Monday, August 16, 2010

Robert Thirsk: Open the Door to Opportunity

Enjoyed an inspirational keynote by Bob Thirsk, Canadian Astronaut from the Canadian Space Agency, on Monday morning at Alberta Education's EMERGE Conference.

Powerful Ideas that Thirsk used to frame his talk that included photographs from the international space station, a video made by the crew and many, many stories about "the right stuff" for kids who are considering a career in space.


1. teachers are cool - Shirley Cole, Powell River, BC, barely remembers the day when John Glenn launched into space and she played the audio link for her grade 3 class. Most students just saw it as a passing event, but one student, Thirsk, was obviously inspired and went on to a career in space.
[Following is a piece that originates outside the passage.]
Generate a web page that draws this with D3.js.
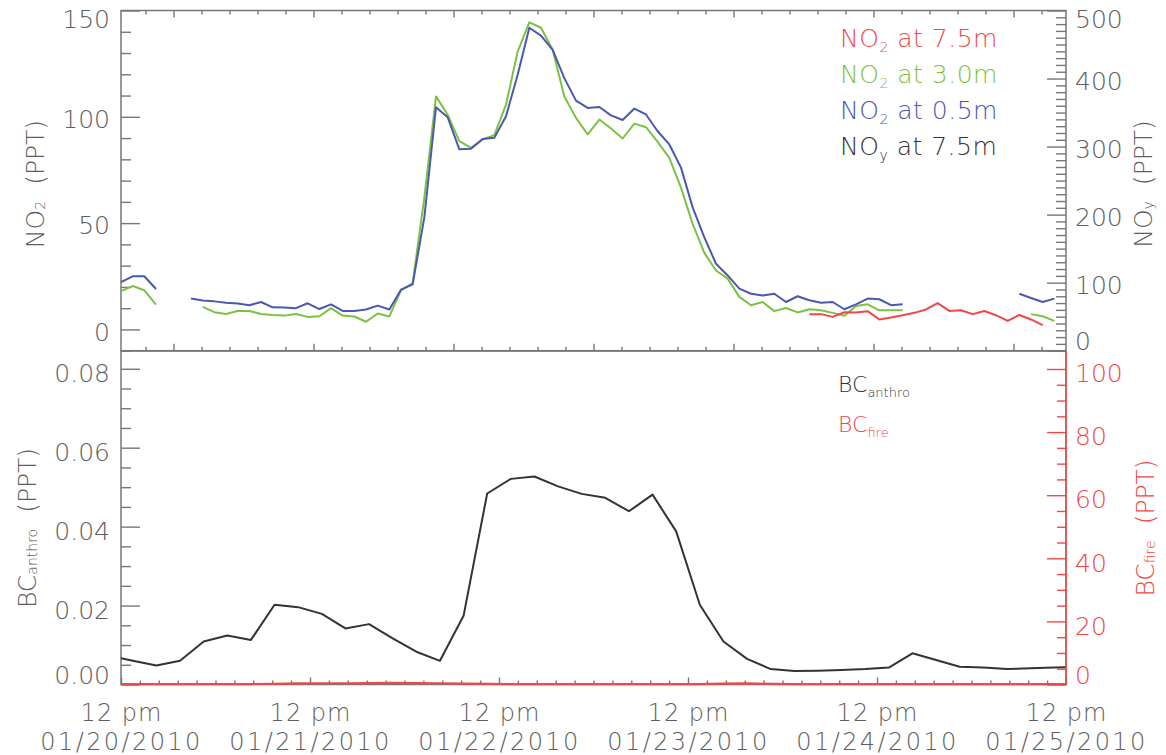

2. A career in space is not science fiction: Canada employs thousands of people in the Space industry

3. We learn best when we are engaged - careers in space are not desk jobs!
Get students involved in hands on activities inside the classroom and beyond via science centres, science fairs, get students involved in these fantastic learning opportunities. If you cannot get to Montreal, you can learn about these resources and use them through videoconferencing

4. A Career in Space is Challenging
Astronauts take inspiration from JF Kennedy, 'we chose to go to the moon, not because it is easy, but because it is hard (get rest of the quote)
- http://en.wikisource.org/wiki/We_choose_to_go_to_the_moon
We choose to go to the moon. We choose to go to the moon... (interrupted by applause) we choose to go to the moon in this decade and do the other things, not because they are easy, but because they are hard, because that goal will serve to organize and measure the best of our energies and skills, because that challenge is one that we are willing to accept, one we are unwilling to postpone, and one which we intend to win, and the others, too.

5. Failure is not an option – speed of events and decisions, using expensive equipment, astronauts operate on behalf of researchers who have spent years designing their experiments, just like failure is not an option for students at exam time, at high school graduation, and so on, failure is not an option.

6. We go to school to learn how to learn
The door to opportunity only opens when students acquire the needed knowledge, skills and attitudes - there are specific ksa's that scientists and astronauts need to be successful. Astronauts need to understand very complicated systems, machines, vehicles; the space station is complex on another level of magnitude.
- Willingness to undergo advanced training on an lifelong learning basis; massive amounts of information need to be acquired in a short period of time

7. You don't have to be a geek to love math and science
We do wear white lab coats, but we also wear backpacks, space suits, hiking shoes; we love going to work, and get new challenges each day, every day is different.

8. Practice makes perfect
The bulk of an astronaut’s time is spent learning and practicing for the mission, and preparing for optimal and off-optimal outcomes, unanticipated events
Simulations - practice, doing procedures over and over to get it perfect

9. Its more fun to work in a group than to work alone
Attitude - decisiveness, team work, persistence
This is the most important competency of the three - you can always learn the knowledge and skills to do the job, but not everyone can learn the attitude needed to do the job well and be successful.

10. People are more interesting than facts
Students want to learn about the people who have made a difference, the explorers and inventors, and what attitudes and skills were necessary, instead of just the events and accomplishments - kids are inspired and learn from the dispositions, the attitudes, the people themselves, who they were.

11. opportunities are built upon a strong educational foundation
the next generation of space workers are in today's classrooms - so, teachers have an awesome responsibility to inspire the next generation of explorers, inventors and astronauts.

Gesture and Object Based Technology

Dr. David Merrill, co-founder and president of Sifteo, was the first keynote at Alberta Education's Emerge Conference 2010 in Banff, Alberta.

Powerful Ideas David shared:

Key idea: it can take TIME to refine and improve how we use a powerful technology.
- Computer Mouse - a great idea that lasted over 40 years, from Englebart's (1968) original mouse, to the iMac mouse (1995), and latest wireless and gesture mice. Supports a range of interactions, and is also limited.
- Theremin (1928), gesture controlled pitch and volume, to O'Modhrain (2000), Stanford, who explored haptic feedback to increase playability of the Theremin, to the Wii (2006), to the Ocarina (2010), and the iPhone that supports multi-touch.
 - Videogames, Damien Lopez (2008) worked on a taxonomy of game controllers, and the types of interaction they support.


Key idea: Why our tools matter: they are objects that help us to think (Draws upon Seymour Papert's seminal work on "objects to think with"). Trying many alternatives with a minimum of effort increases our good solutions and enables us to explore problems more fully.
- Rapid prototyping, Experimentation, expression
- Access to tools matters - anytime access allows us to try more possibilities, to rethink the problems themselves

Key idea: Siftables:  Play, Learn, Create
- Key advances: multiperson, more mobile, 3D spatial, 2-handed all fingers bodily interaction, tangible: cognitively beneficial
- Object-based, gesture-based interaction with computers

David Merrill's TedTalk - demonstration of Siftables.